Data shown:
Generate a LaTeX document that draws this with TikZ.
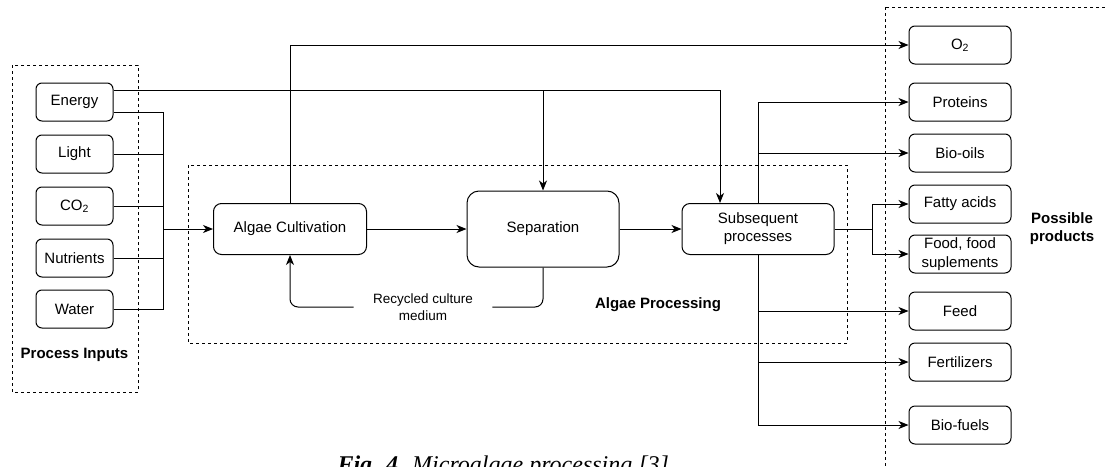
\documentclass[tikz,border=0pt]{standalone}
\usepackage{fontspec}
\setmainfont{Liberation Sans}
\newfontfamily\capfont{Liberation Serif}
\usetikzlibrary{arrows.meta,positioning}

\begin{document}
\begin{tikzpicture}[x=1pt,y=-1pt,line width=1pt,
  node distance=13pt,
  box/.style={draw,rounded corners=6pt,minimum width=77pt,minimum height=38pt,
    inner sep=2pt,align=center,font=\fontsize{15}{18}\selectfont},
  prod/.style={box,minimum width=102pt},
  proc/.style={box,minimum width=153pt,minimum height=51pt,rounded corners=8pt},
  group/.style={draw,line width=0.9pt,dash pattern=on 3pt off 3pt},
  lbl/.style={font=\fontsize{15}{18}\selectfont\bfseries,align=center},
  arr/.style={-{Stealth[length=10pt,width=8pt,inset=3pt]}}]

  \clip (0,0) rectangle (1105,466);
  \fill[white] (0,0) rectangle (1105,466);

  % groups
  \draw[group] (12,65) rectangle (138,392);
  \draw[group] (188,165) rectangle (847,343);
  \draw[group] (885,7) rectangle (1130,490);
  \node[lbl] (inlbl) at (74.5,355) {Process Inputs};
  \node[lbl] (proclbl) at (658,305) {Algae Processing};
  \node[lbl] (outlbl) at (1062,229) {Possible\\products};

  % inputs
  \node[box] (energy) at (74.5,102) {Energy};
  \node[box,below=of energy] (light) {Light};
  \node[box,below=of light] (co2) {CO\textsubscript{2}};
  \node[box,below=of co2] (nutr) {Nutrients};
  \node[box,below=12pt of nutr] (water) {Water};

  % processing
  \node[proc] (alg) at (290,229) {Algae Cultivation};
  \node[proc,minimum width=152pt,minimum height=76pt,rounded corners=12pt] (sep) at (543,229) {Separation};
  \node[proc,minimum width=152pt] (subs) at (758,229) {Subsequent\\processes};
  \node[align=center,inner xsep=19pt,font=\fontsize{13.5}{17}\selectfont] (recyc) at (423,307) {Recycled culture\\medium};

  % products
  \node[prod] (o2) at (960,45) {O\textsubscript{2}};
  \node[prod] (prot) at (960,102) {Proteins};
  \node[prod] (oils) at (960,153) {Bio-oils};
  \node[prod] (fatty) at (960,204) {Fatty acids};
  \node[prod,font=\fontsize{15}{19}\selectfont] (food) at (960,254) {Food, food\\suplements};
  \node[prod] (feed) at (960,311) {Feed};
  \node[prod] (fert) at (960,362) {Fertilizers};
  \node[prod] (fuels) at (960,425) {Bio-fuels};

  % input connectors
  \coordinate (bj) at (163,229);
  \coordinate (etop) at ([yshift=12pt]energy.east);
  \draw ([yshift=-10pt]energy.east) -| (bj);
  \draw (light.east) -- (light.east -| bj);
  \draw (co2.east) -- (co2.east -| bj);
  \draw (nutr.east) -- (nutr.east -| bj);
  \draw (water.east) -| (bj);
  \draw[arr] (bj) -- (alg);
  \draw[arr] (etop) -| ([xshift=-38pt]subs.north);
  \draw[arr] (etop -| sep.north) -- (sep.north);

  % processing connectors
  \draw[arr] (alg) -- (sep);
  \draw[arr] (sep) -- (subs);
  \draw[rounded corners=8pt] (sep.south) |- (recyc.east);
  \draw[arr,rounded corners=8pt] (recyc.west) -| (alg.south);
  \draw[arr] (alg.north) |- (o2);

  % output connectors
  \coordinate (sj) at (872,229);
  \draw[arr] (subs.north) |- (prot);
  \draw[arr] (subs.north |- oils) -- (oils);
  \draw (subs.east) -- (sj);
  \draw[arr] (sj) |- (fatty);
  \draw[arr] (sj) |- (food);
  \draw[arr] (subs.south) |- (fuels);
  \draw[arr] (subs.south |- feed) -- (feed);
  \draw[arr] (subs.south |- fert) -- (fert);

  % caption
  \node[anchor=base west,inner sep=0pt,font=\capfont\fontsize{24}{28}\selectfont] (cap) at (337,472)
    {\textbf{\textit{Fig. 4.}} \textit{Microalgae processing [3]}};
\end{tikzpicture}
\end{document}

---

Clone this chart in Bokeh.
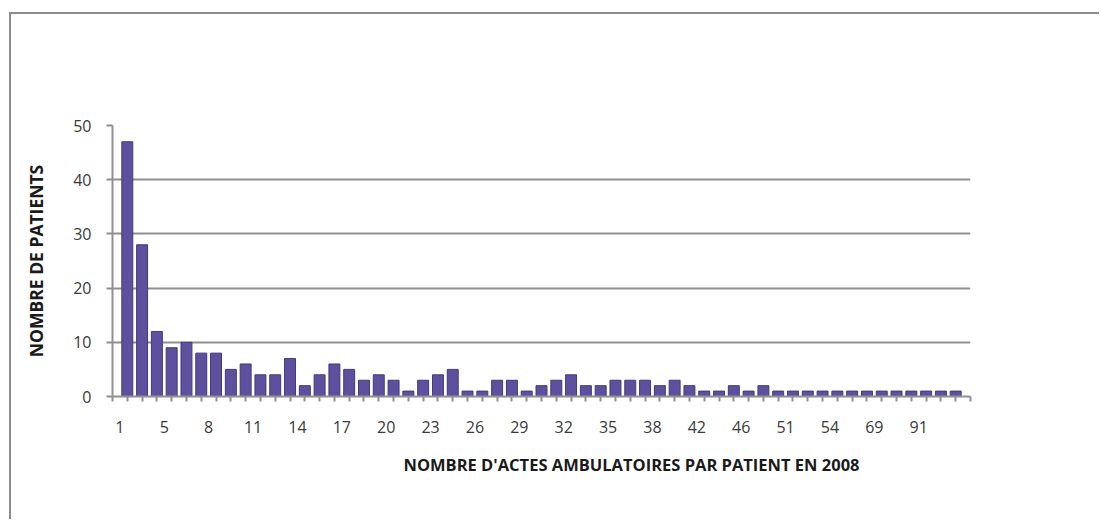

To be done: Only the number is wanted: how many lines in the preceding entries hold the string "this"?

Exercise result: 2